Private loans are the norm for most college students, as federal loans are typically capped at a meager $31,000, according to an article published in The New York Times late last week. With most public four-year universities costing students more than $40,000 for a bachelor’s degree, it is clear that students and their families still have to make up the $9,000 difference not covered by federal loans – and that is only if students receive a full $31,000 from the government and if their tuition is exactly $40,000 for all four years of learning. Most major public universities have a heftier sticker price, with the University of Texas in Austin averaging $42,648 total for in-state tuition, not including the price of books and living, which can easily add another $5,000 to the bill per academic year, according to the National Center for Education Statistics. Those who decide to earn a degree from a private institution can expect to pay approximately twice as much on their education, further driving up the need for a private loan to cover what federal loans cannot accomodate.
A fixed-rate private student loan is exactly what it sounds like – a private loan where borrowers will stick with one rate throughout their entire repayment period instead of having their interest rate fluctuate. Private student loans tend to have higher interest rates in general in comparison to federal loans, which hover around a 3-4% interest rate. However, fixed-rate loans boast an even higher interest rate from the get-go in comparison to variable interest rates, but borrowers will always owe the same amount each month instead of having to worry about their interest rates climbing higher and higher with each bill. At U.S. Bank, one of the providers of the fixed-rate loan, the annual percentage rate is about 7.8%, while at Wells Fargo, the annual percentage is about 7.29%, though individual circumstances can push that rate up to a whopping 14.21%, according to The New York Times article.
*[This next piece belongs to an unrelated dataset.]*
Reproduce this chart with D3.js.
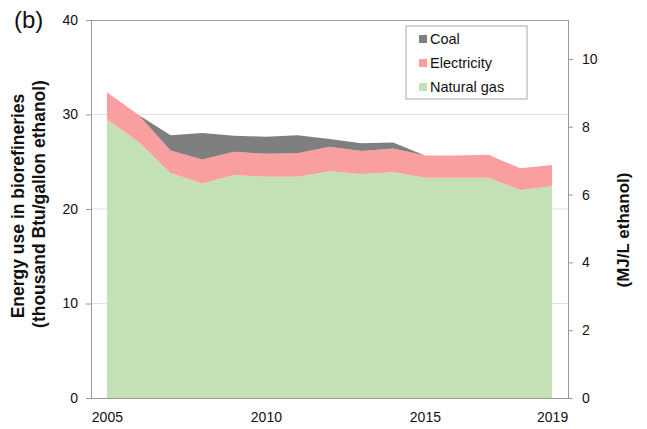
<!DOCTYPE html>
<meta charset="utf-8">
<script src="https://d3js.org/d3.v7.min.js"></script>
<style>
  body { margin: 0; background: #fff; }
  text { font-family: "Liberation Sans", Arial, sans-serif; fill: #111; }
</style>
<div id="chart"></div>
<script>

  // data (thousand Btu / gallon ethanol)
  var years = [2005, 2006, 2007, 2008, 2009, 2010, 2011, 2012, 2013, 2014, 2015, 2016, 2017, 2018, 2019];
  var naturalGas  = [29.5, 27.1, 23.8, 22.7, 23.6, 23.4, 23.4, 24.0, 23.7, 23.9, 23.3, 23.3, 23.3, 22.0, 22.4];
  var electricity = [2.85, 2.85, 2.4, 2.55, 2.45, 2.45, 2.5, 2.6, 2.45, 2.5, 2.35, 2.35, 2.45, 2.3, 2.25];
  var coal        = [0, 0, 1.6, 2.8, 1.7, 1.8, 1.9, 0.8, 0.8, 0.65, 0, 0, 0, 0, 0];
  var seriesNames = ["Natural gas", "Electricity", "Coal"];
  var xTicks = [2005, 2010, 2015, 2019];
  var leftTicks = [0, 10, 20, 30, 40];
  var rightTicks = [0, 2, 4, 6, 8, 10];

  var colors = {"Coal": "#7f7f7f", "Electricity": "#fa9f9f", "Natural gas": "#c4e0b5"};

  var W = 647, H = 429;
  var margin = {top: 20, right: 79, bottom: 31, left: 91};
  var width = W - margin.left - margin.right,
      height = H - margin.top - margin.bottom;

  var svg = d3.select("#chart").append("svg")
      .attr("width", W).attr("height", H);
  var g = svg.append("g")
      .attr("transform", "translate(" + margin.left + "," + margin.top + ")");

  var table = years.map(function(yr, i) {
    return {year: yr, "Natural gas": naturalGas[i], "Electricity": electricity[i], "Coal": coal[i]};
  });

  var x = d3.scaleLinear().domain([2004.5, 2019.5]).range([0, width]);
  var y = d3.scaleLinear().domain([0, 40]).range([height, 0]);
  // 1 thousand Btu/gal = 1.05506 MJ / 3.78541 L
  var y2 = d3.scaleLinear().domain([0, 40 * 1.05506 / 3.78541]).range([height, 0]);

  // gridlines
  g.append("g").selectAll("line")
    .data([10, 20, 30])
    .enter().append("line")
      .attr("x1", 0).attr("x2", width)
      .attr("y1", function(d) { return y(d); })
      .attr("y2", function(d) { return y(d); })
      .style("stroke", "#e2e2e2");
  // top border
  g.append("line")
    .attr("x1", 0).attr("x2", width)
    .attr("y1", y(40) + 0.5).attr("y2", y(40) + 0.5)
    .style("stroke", "#a0a0a0");

  // stacked areas
  var stack = d3.stack().keys(seriesNames);
  var layers = stack(table);
  var area = d3.area()
    .x(function(d) { return x(d.data.year); })
    .y0(function(d) { return y(d[0]); })
    .y1(function(d) { return y(d[1]); });

  g.append("g").selectAll("path")
    .data(layers)
    .enter().append("path")
      .attr("d", area)
      .style("fill", function(d) { return colors[d.key]; });

  // left axis
  var axL = g.append("g")
    .call(d3.axisLeft(y).tickValues(leftTicks).tickSize(5).tickPadding(8));
  // right axis
  var axR = g.append("g")
    .attr("transform", "translate(" + width + ",0)")
    .call(d3.axisRight(y2).tickValues(rightTicks).tickSize(5).tickPadding(9));
  // bottom axis
  var axB = g.append("g")
    .attr("transform", "translate(0," + height + ")")
    .call(d3.axisBottom(x).tickValues(xTicks).tickFormat(d3.format("d")).tickSize(0).tickPadding(14));

  [axL, axR, axB].forEach(function(ax) {
    ax.select(".domain").style("stroke", "#999");
    ax.selectAll(".tick line").style("stroke", "#999");
    ax.selectAll("text").style("font-size", "14px").style("font-family", "Liberation Sans, Arial, sans-serif").attr("fill", "#111");
  });
  axB.select(".domain").attr("d", "M-5,0.5H" + width);
  axL.select(".domain").attr("d", "M0.5," + height + "V0");
  axR.select(".domain").attr("d", "M0.5," + height + "V0");

  // axis titles
  svg.append("text")
    .attr("transform", "translate(24,206) rotate(-90)")
    .attr("text-anchor", "middle")
    .style("font-size", "17.5px").style("font-weight", "bold")
    .text("Energy use in biorefineries");
  svg.append("text")
    .attr("transform", "translate(45,204) rotate(-90)")
    .attr("text-anchor", "middle")
    .style("font-size", "17.5px").style("font-weight", "bold")
    .text("(thousand Btu/gallon ethanol)");
  svg.append("text")
    .attr("transform", "translate(629,230) rotate(-90)")
    .attr("text-anchor", "middle")
    .style("font-size", "17px").style("font-weight", "bold")
    .text("(MJ/L ethanol)");

  // panel label
  svg.append("text")
    .attr("x", 14).attr("y", 28)
    .style("font-size", "24px")
    .text("(b)");

  // legend
  var legendItems = ["Coal", "Electricity", "Natural gas"];
  var legend = svg.append("g").attr("transform", "translate(406,26)");
  legend.append("rect")
    .attr("width", 121).attr("height", 73)
    .style("fill", "#fff").style("stroke", "#aaa");
  legend.selectAll(".sw")
    .data(legendItems)
    .enter().append("rect")
      .attr("class", "sw")
      .attr("x", 13)
      .attr("y", function(d, i) { return 9 + i * 24; })
      .attr("width", 8).attr("height", 8)
      .style("fill", function(d) { return colors[d]; });
  legend.selectAll(".lt")
    .data(legendItems)
    .enter().append("text")
      .attr("class", "lt")
      .attr("x", 24)
      .attr("y", function(d, i) { return 18 + i * 24; })
      .style("font-size", "14.5px")
      .text(function(d) { return d; });

</script>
The biggest benefit for borrowers who explore the fixed-rate loan option is the certainty of knowing exactly how much they will owe each month until their entire loan is paid off. Some will pay more for this security, but for those who value certainty, the extra money is well worth the peace of mind. The introduction of the fixed-rate option also does not affect those who prefer to stick with variable rate private student loans; instead, it is only added as another option to help students pay off their college debt.